***** Items

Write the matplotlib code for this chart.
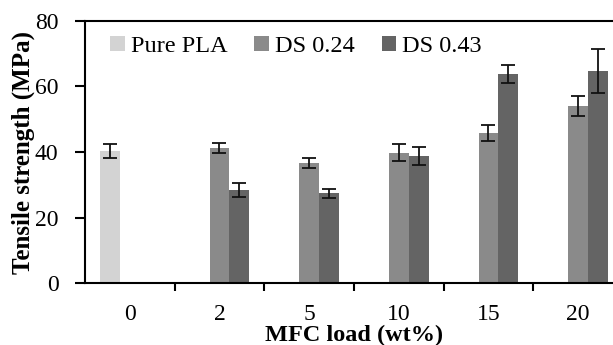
import matplotlib
matplotlib.use("Agg")
import matplotlib.pyplot as plt
import numpy as np

categories = ["0", "2", "5", "10", "15", "20"]
series_names = ["Pure PLA", "DS 0.24", "DS 0.43"]
pure_pla = [40.3, np.nan, np.nan, np.nan, np.nan, np.nan]
pure_pla_err = [2.1, 0, 0, 0, 0, 0]
ds024 = [np.nan, 41.3, 36.7, 39.8, 45.9, 54.0]
ds024_err = [0, 1.6, 1.5, 2.7, 2.4, 3.1]
ds043 = [np.nan, 28.4, 27.4, 38.7, 63.9, 64.7]
ds043_err = [0, 2.2, 1.3, 2.8, 2.7, 6.7]
colors = ["#d3d3d3", "#8a8a8a", "#646464"]

plt.rcParams['font.family'] = ['Liberation Serif', 'DejaVu Serif']

fig = plt.figure(figsize=(6.13, 3.45), dpi=100)
ax = fig.add_axes([85/613, 1-283/345, (623-85)/613, (283-21)/345])

x = np.arange(len(categories))
w = 0.223
data = [(pure_pla, pure_pla_err), (ds024, ds024_err), (ds043, ds043_err)]
for i, ((vals, errs), name, c) in enumerate(zip(data, series_names, colors)):
    off = (i - 1) * w
    ax.bar(x + off, vals, w, color=c, label=name, linewidth=0)
    v = np.array(vals, dtype=float)
    e = np.array(errs, dtype=float)
    mask = ~np.isnan(v)
    ax.errorbar((x + off)[mask], v[mask], yerr=e[mask], fmt='none',
                ecolor='#111111', elinewidth=1.3, capsize=4.7, capthick=1.3)

ax.set_xlim(-0.5, 5.5)
ax.set_ylim(0, 80)
ax.set_yticks([0, 20, 40, 60, 80])
ax.set_xticks(np.arange(0.5, 5.5, 1.0))
ax.set_xticklabels([])
ax.set_xticks(x, minor=True)
ax.set_xticklabels(categories, minor=True)
ax.tick_params(axis='x', which='major', direction='out', length=6, width=1.5)
ax.tick_params(axis='x', which='minor', length=0, pad=15, labelsize=17)
ax.tick_params(axis='y', direction='out', length=7, width=1.5, labelsize=17, pad=12)
for s in ['left', 'bottom', 'top']:
    ax.spines[s].set_linewidth(1.5)
ax.spines['right'].set_visible(False)

ax.set_xlabel("MFC load (wt%)", fontweight='bold', fontsize=17.5, labelpad=0)
ax.set_ylabel("Tensile strength (MPa)", fontweight='bold', fontsize=18, labelpad=0)

ax.legend(loc='upper left', ncol=3, frameon=False, fontsize=17.5,
          handlelength=0.6, handleheight=0.6, handletextpad=0.25,
          columnspacing=1.1, bbox_to_anchor=(0.02, 1.0), borderaxespad=0.2)

fig.savefig("out.png", dpi=100)
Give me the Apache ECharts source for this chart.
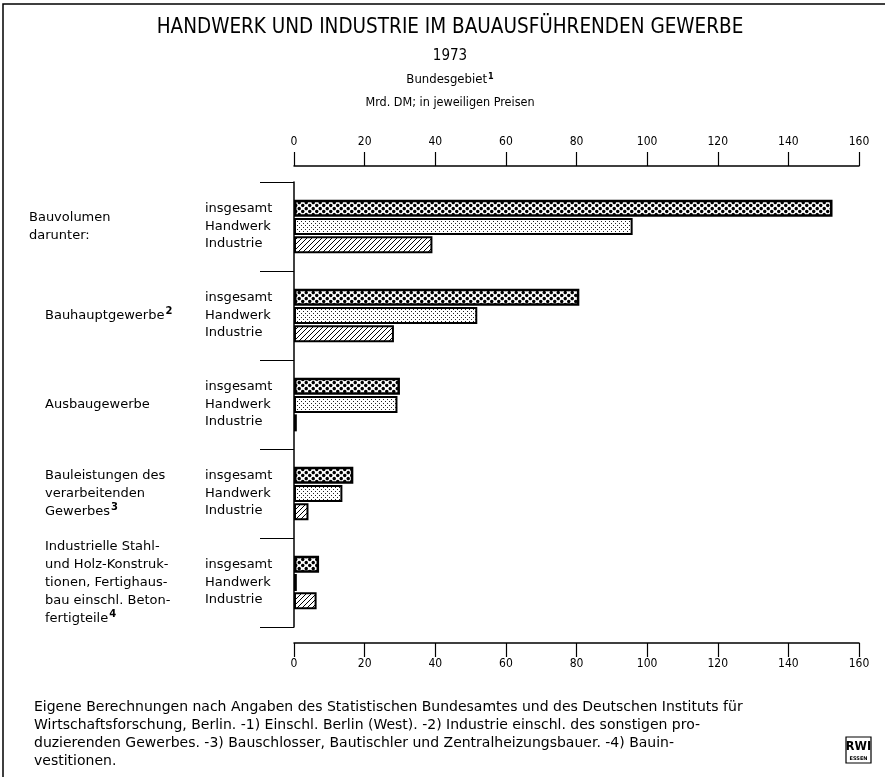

**********

» Given problem
Transcribe the records above verbatim. Do not carry over any picture.

» Task answer
Write the matplotlib code for this chart.
import matplotlib
matplotlib.use("Agg")
import matplotlib.pyplot as plt
import numpy as np

categories = ["0", "2", "5", "10", "15", "20"]
series_names = ["Pure PLA", "DS 0.24", "DS 0.43"]
pure_pla = [40.3, np.nan, np.nan, np.nan, np.nan, np.nan]
pure_pla_err = [2.1, 0, 0, 0, 0, 0]
ds024 = [np.nan, 41.3, 36.7, 39.8, 45.9, 54.0]
ds024_err = [0, 1.6, 1.5, 2.7, 2.4, 3.1]
ds043 = [np.nan, 28.4, 27.4, 38.7, 63.9, 64.7]
ds043_err = [0, 2.2, 1.3, 2.8, 2.7, 6.7]
colors = ["#d3d3d3", "#8a8a8a", "#646464"]

plt.rcParams['font.family'] = ['Liberation Serif', 'DejaVu Serif']

fig = plt.figure(figsize=(6.13, 3.45), dpi=100)
ax = fig.add_axes([85/613, 1-283/345, (623-85)/613, (283-21)/345])

x = np.arange(len(categories))
w = 0.223
data = [(pure_pla, pure_pla_err), (ds024, ds024_err), (ds043, ds043_err)]
for i, ((vals, errs), name, c) in enumerate(zip(data, series_names, colors)):
    off = (i - 1) * w
    ax.bar(x + off, vals, w, color=c, label=name, linewidth=0)
    v = np.array(vals, dtype=float)
    e = np.array(errs, dtype=float)
    mask = ~np.isnan(v)
    ax.errorbar((x + off)[mask], v[mask], yerr=e[mask], fmt='none',
                ecolor='#111111', elinewidth=1.3, capsize=4.7, capthick=1.3)

ax.set_xlim(-0.5, 5.5)
ax.set_ylim(0, 80)
ax.set_yticks([0, 20, 40, 60, 80])
ax.set_xticks(np.arange(0.5, 5.5, 1.0))
ax.set_xticklabels([])
ax.set_xticks(x, minor=True)
ax.set_xticklabels(categories, minor=True)
ax.tick_params(axis='x', which='major', direction='out', length=6, width=1.5)
ax.tick_params(axis='x', which='minor', length=0, pad=15, labelsize=17)
ax.tick_params(axis='y', direction='out', length=7, width=1.5, labelsize=17, pad=12)
for s in ['left', 'bottom', 'top']:
    ax.spines[s].set_linewidth(1.5)
ax.spines['right'].set_visible(False)

ax.set_xlabel("MFC load (wt%)", fontweight='bold', fontsize=17.5, labelpad=0)
ax.set_ylabel("Tensile strength (MPa)", fontweight='bold', fontsize=18, labelpad=0)

ax.legend(loc='upper left', ncol=3, frameon=False, fontsize=17.5,
          handlelength=0.6, handleheight=0.6, handletextpad=0.25,
          columnspacing=1.1, bbox_to_anchor=(0.02, 1.0), borderaxespad=0.2)

fig.savefig("out.png", dpi=100)
Give me the Apache ECharts source for this chart.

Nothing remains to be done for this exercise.